Do not copy the pictures. Write out the lines from the start of the entries through the line containing "import plotly.graph_objects as go".

[Records]
- - -
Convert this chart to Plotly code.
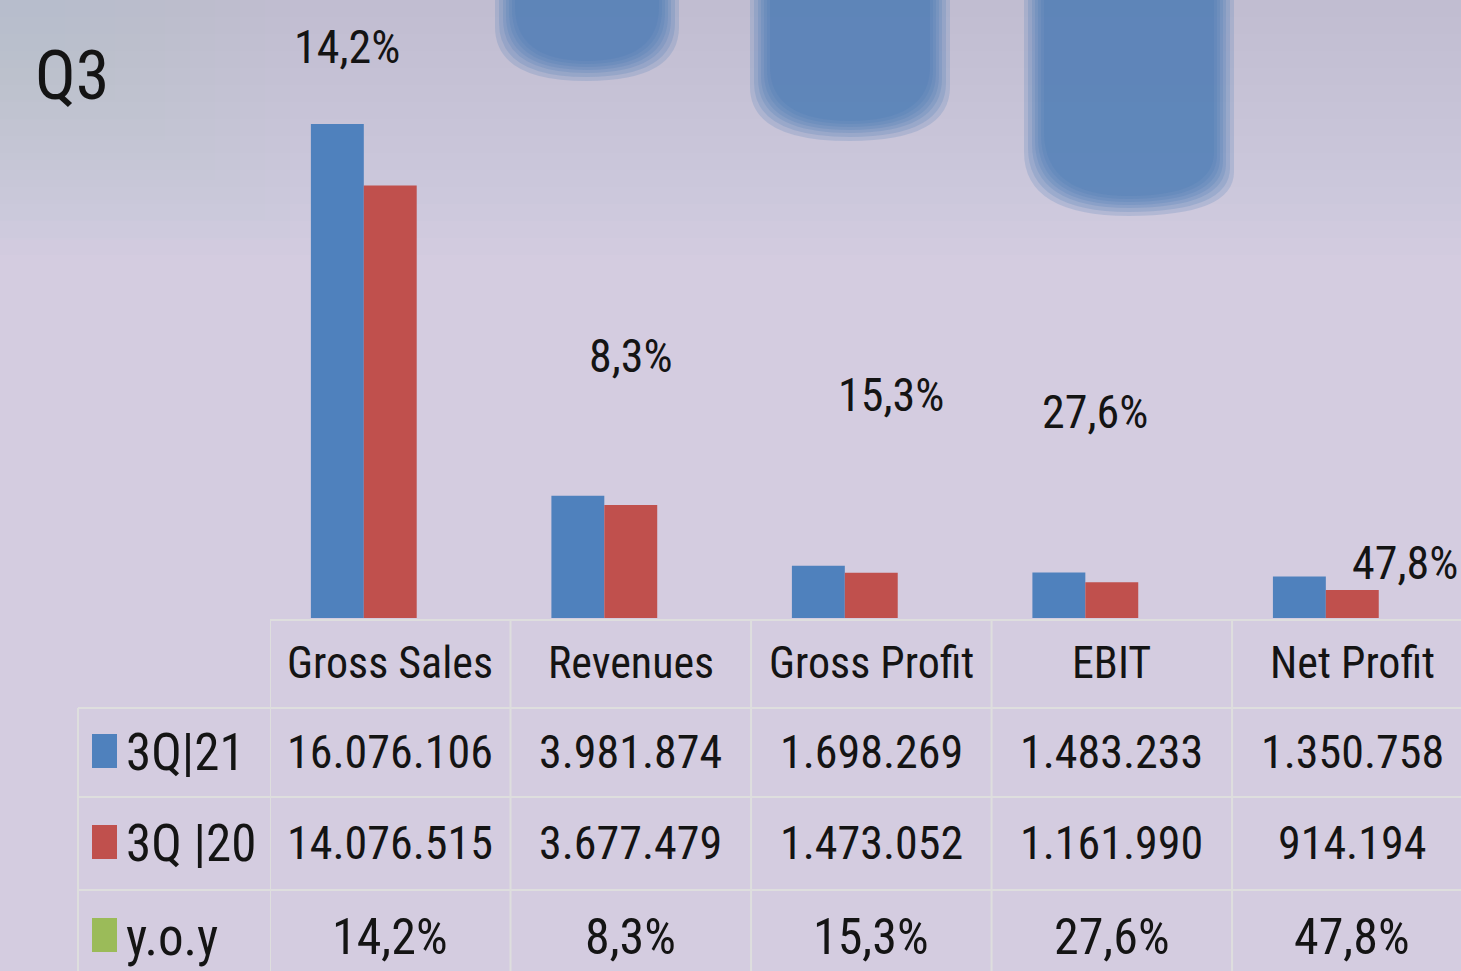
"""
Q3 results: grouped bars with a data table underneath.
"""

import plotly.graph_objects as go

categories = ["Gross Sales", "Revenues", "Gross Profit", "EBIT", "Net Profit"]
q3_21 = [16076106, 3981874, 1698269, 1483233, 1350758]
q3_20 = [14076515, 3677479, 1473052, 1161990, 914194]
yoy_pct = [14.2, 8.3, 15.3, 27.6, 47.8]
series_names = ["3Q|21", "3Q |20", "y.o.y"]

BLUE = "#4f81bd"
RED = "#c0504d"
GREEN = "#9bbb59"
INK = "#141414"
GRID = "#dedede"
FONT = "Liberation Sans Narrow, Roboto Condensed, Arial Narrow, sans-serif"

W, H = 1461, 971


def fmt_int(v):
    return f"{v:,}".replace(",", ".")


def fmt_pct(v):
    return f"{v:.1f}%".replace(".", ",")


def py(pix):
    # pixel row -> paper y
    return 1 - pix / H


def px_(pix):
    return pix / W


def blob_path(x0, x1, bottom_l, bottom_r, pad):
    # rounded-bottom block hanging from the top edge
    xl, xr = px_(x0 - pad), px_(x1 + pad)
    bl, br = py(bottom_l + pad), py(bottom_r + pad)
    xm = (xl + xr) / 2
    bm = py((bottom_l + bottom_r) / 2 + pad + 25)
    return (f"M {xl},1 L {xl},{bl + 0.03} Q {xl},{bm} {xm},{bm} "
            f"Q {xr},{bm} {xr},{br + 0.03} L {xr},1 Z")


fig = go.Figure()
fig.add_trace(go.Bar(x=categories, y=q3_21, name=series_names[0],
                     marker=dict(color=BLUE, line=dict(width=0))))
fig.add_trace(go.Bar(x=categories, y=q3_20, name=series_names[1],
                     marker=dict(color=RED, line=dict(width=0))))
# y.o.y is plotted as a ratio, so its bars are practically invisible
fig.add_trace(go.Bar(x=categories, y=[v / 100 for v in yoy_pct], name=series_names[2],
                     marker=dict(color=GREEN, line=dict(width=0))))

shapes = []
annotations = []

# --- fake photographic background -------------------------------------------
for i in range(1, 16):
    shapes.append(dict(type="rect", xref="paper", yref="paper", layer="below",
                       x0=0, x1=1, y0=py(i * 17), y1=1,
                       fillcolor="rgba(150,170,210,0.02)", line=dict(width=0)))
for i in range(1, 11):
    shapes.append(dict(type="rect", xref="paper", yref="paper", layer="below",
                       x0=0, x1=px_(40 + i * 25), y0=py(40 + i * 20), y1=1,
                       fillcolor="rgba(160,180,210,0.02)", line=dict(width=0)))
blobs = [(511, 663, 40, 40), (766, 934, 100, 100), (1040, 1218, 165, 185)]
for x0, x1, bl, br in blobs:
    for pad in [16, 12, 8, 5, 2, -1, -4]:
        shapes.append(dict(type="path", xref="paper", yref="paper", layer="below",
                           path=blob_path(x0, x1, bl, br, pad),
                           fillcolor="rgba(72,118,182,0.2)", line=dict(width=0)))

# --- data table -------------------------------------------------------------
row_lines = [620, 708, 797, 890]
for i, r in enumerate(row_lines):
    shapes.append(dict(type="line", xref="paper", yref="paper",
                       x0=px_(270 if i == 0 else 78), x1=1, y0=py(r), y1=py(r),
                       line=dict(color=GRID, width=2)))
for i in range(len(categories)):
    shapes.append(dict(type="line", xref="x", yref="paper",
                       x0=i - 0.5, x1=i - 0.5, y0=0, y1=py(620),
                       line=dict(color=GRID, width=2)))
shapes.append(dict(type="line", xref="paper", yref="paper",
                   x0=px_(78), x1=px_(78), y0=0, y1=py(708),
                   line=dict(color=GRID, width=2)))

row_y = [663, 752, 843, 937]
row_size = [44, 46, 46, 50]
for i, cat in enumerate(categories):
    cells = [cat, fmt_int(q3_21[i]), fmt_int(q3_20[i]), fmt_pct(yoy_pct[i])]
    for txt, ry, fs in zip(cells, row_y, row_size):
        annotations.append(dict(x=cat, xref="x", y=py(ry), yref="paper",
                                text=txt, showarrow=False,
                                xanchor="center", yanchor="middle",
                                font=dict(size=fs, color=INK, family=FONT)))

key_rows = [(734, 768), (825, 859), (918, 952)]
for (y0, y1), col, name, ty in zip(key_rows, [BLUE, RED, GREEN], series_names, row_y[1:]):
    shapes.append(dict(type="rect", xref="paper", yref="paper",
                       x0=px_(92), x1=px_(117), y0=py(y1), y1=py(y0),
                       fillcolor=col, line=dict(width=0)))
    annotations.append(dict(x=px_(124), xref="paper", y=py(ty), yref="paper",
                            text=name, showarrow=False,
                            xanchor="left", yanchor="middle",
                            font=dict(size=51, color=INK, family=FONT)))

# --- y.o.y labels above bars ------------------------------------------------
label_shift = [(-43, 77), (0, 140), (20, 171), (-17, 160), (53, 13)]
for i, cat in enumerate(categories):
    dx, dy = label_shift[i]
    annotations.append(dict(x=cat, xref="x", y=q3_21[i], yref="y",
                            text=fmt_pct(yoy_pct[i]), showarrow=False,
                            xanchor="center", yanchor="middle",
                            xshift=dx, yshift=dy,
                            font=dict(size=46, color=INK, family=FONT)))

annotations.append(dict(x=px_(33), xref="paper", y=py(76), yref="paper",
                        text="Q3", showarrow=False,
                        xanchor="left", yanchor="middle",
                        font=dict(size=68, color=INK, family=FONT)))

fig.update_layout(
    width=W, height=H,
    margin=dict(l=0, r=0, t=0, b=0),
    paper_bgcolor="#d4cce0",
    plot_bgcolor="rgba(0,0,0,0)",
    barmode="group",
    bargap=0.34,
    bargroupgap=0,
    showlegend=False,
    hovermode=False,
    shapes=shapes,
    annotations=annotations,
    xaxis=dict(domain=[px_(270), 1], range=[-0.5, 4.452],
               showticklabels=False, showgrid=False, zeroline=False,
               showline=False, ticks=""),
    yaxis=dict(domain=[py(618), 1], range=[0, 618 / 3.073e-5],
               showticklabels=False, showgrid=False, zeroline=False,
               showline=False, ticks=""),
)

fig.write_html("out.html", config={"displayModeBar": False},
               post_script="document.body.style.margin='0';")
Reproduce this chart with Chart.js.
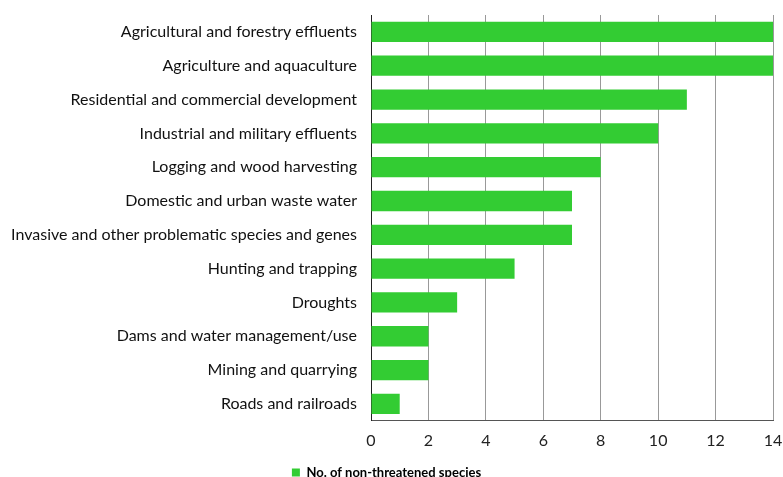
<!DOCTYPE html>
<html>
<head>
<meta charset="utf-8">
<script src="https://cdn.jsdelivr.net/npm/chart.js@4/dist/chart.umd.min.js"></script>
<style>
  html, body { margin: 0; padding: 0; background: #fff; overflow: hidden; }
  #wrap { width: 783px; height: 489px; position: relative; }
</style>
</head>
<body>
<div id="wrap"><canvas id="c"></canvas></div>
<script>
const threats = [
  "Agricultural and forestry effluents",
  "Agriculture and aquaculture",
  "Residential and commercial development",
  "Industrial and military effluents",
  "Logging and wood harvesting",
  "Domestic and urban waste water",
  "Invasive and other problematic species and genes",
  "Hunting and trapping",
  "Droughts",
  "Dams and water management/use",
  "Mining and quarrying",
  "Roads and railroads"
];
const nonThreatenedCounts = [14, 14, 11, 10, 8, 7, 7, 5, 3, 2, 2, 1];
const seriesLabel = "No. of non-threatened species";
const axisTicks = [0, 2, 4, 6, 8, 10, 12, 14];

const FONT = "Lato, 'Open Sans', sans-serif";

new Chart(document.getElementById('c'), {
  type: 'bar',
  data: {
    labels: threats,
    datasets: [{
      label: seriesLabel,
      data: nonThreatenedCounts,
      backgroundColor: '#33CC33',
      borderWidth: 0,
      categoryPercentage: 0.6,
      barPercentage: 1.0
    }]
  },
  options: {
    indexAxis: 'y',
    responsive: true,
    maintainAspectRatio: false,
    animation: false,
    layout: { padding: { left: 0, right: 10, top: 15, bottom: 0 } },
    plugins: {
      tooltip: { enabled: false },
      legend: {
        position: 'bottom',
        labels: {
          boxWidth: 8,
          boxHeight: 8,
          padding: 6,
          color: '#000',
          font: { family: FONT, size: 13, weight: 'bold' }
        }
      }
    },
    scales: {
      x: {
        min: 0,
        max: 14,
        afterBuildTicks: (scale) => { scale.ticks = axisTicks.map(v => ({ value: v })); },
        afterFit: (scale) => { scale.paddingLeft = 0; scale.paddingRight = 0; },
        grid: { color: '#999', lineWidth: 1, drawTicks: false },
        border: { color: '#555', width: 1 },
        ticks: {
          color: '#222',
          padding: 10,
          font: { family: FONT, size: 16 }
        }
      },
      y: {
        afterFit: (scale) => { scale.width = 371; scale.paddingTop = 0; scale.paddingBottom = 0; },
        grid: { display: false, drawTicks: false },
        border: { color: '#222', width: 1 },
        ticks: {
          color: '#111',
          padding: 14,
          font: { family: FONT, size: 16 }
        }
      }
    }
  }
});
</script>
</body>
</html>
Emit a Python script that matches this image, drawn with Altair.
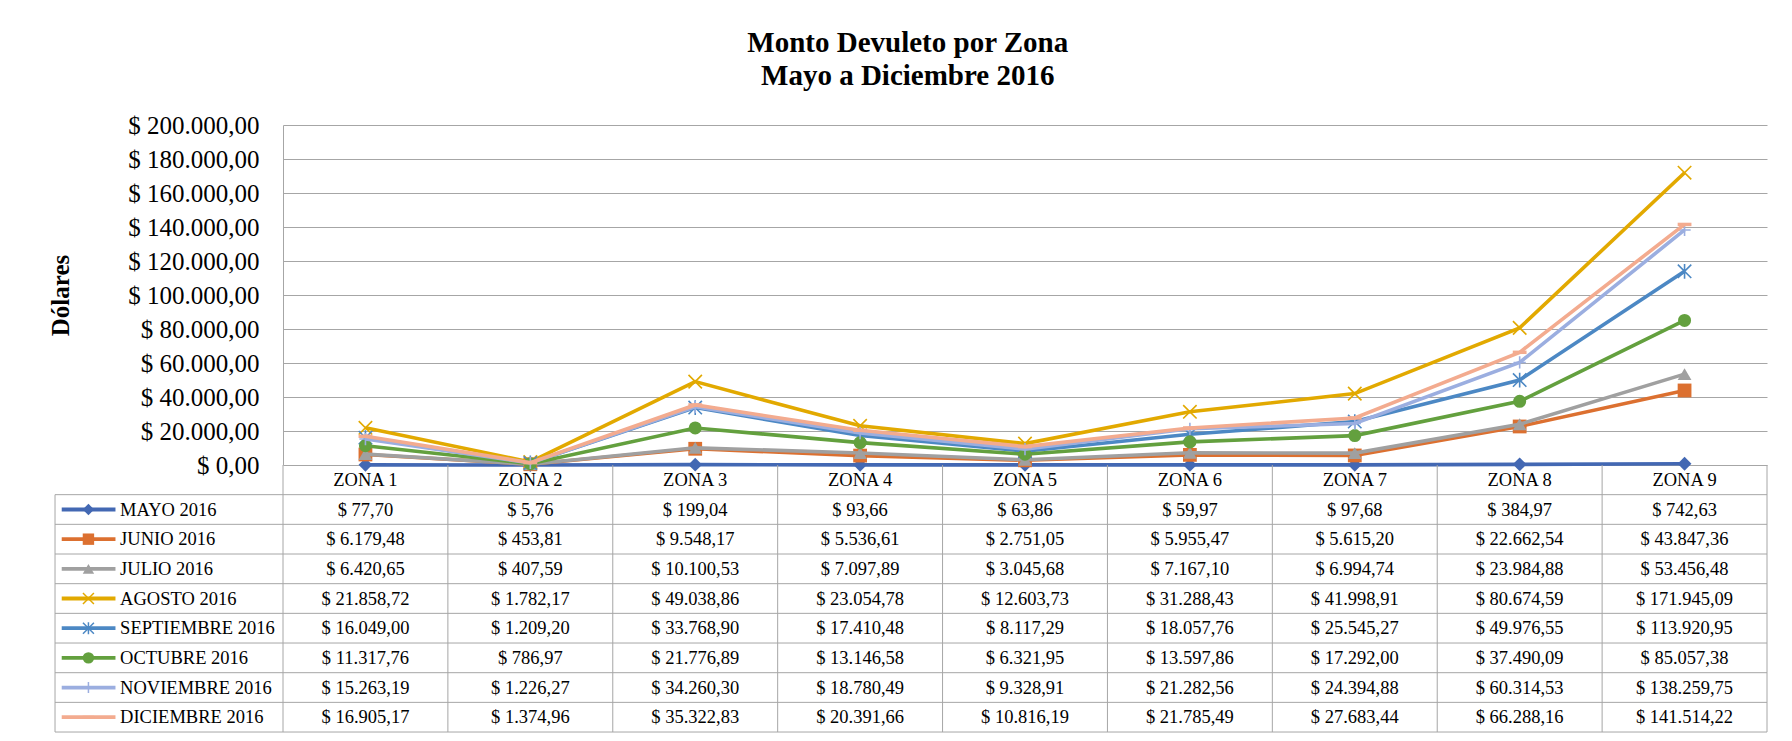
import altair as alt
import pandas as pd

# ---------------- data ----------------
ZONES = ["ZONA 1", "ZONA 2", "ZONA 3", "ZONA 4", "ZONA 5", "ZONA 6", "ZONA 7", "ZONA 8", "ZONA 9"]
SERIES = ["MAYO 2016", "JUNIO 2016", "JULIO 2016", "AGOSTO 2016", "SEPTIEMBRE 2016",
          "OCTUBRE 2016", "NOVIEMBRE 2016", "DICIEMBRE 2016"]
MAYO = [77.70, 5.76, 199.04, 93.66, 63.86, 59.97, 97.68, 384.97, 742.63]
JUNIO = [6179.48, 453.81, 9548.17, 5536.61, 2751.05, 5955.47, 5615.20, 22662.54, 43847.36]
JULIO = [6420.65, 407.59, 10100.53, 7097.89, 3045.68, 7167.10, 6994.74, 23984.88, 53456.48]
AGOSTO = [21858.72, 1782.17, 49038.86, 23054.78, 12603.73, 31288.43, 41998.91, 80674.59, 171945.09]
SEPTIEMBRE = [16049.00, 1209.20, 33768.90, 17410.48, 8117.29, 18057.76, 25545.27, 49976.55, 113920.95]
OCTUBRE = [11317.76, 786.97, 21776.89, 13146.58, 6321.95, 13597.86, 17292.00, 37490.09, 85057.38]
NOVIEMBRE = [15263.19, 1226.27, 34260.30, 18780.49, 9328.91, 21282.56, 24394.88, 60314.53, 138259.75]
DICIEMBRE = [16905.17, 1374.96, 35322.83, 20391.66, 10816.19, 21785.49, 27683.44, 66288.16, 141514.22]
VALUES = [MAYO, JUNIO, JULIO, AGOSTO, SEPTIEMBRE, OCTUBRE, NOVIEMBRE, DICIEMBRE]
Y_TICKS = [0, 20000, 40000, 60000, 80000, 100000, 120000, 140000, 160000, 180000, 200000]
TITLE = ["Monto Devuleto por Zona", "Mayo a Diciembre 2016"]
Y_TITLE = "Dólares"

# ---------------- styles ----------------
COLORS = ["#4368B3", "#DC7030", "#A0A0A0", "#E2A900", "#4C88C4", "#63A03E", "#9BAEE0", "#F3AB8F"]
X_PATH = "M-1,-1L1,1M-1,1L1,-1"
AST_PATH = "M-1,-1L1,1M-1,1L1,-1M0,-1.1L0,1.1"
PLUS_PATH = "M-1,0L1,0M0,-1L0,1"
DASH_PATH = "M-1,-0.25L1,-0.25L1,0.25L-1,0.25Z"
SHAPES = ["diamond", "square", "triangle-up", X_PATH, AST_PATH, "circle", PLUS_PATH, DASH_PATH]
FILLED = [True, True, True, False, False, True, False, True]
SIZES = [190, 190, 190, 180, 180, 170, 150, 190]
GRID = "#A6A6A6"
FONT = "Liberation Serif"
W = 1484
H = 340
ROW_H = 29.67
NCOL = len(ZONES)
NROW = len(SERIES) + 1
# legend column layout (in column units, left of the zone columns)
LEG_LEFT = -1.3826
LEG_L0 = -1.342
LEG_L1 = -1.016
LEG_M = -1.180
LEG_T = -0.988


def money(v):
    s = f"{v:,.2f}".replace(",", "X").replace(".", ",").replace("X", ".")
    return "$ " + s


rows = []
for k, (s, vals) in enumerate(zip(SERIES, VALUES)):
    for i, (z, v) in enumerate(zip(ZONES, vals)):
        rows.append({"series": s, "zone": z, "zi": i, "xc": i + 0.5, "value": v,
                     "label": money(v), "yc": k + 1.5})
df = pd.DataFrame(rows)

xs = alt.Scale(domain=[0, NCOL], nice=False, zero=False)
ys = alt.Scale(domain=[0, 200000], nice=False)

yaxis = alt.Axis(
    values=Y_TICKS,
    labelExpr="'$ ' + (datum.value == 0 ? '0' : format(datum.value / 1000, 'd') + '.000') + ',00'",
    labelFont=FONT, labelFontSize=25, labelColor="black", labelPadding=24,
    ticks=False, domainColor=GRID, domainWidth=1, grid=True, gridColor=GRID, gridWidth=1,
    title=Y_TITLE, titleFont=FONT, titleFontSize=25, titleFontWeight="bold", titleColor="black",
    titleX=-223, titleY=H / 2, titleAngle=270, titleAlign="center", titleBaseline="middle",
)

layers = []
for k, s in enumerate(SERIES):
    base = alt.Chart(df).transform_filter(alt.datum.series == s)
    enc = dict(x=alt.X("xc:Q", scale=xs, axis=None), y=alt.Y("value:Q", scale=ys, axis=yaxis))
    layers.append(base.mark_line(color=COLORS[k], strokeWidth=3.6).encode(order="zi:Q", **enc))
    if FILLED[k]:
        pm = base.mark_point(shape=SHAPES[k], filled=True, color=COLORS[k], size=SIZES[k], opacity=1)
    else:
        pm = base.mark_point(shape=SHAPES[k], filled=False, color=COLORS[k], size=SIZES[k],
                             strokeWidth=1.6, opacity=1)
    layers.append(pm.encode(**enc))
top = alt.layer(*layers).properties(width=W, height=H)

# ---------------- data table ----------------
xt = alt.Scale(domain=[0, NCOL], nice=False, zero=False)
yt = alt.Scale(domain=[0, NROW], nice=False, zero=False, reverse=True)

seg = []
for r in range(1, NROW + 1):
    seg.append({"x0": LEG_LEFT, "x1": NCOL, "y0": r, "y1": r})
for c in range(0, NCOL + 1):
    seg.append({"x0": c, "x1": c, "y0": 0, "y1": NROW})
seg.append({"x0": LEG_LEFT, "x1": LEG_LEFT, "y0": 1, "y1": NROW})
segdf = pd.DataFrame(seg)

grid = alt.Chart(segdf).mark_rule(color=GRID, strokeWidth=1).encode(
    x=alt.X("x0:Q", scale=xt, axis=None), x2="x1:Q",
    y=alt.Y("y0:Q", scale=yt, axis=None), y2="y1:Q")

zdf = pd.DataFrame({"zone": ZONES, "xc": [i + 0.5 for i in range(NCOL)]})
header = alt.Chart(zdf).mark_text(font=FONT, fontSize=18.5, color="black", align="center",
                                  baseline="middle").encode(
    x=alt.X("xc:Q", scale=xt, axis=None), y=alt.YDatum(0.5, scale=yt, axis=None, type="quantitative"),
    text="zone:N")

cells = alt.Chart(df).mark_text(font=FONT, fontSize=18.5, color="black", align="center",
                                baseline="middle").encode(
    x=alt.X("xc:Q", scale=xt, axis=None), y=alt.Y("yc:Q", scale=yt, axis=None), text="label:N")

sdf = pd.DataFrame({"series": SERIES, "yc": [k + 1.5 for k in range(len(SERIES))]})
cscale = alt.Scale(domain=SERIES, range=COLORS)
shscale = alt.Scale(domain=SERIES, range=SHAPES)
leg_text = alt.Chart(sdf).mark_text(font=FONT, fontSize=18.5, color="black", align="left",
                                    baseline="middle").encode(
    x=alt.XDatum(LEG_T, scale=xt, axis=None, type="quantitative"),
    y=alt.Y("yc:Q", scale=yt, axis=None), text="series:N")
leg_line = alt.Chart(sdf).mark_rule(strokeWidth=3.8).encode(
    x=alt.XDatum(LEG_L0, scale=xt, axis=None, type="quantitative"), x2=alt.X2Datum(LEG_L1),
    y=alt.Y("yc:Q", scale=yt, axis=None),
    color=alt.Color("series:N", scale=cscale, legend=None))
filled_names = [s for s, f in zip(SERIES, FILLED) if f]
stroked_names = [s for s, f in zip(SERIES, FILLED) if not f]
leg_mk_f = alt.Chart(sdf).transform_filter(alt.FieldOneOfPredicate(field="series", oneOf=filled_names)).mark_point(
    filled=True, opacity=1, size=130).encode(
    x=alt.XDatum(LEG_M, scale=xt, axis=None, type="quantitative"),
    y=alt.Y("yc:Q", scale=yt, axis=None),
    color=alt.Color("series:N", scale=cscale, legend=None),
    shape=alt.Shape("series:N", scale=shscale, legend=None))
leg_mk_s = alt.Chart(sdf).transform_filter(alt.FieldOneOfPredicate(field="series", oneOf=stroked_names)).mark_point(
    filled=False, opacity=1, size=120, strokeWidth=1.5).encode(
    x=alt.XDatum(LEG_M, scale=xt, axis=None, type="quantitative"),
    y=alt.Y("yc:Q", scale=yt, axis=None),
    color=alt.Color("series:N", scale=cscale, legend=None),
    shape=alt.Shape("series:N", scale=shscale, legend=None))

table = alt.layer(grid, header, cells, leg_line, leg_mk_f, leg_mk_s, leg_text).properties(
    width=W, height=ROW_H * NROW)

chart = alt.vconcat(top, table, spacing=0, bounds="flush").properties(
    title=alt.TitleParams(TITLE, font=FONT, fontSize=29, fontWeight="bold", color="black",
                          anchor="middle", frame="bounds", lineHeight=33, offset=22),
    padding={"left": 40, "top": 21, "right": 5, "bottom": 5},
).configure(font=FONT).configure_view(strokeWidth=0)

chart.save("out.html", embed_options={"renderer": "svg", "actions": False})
- - -
**Written answer**
Convert this chart to Plotly code.
"""
Q3 results: grouped bars with a data table underneath.
"""

import plotly.graph_objects as go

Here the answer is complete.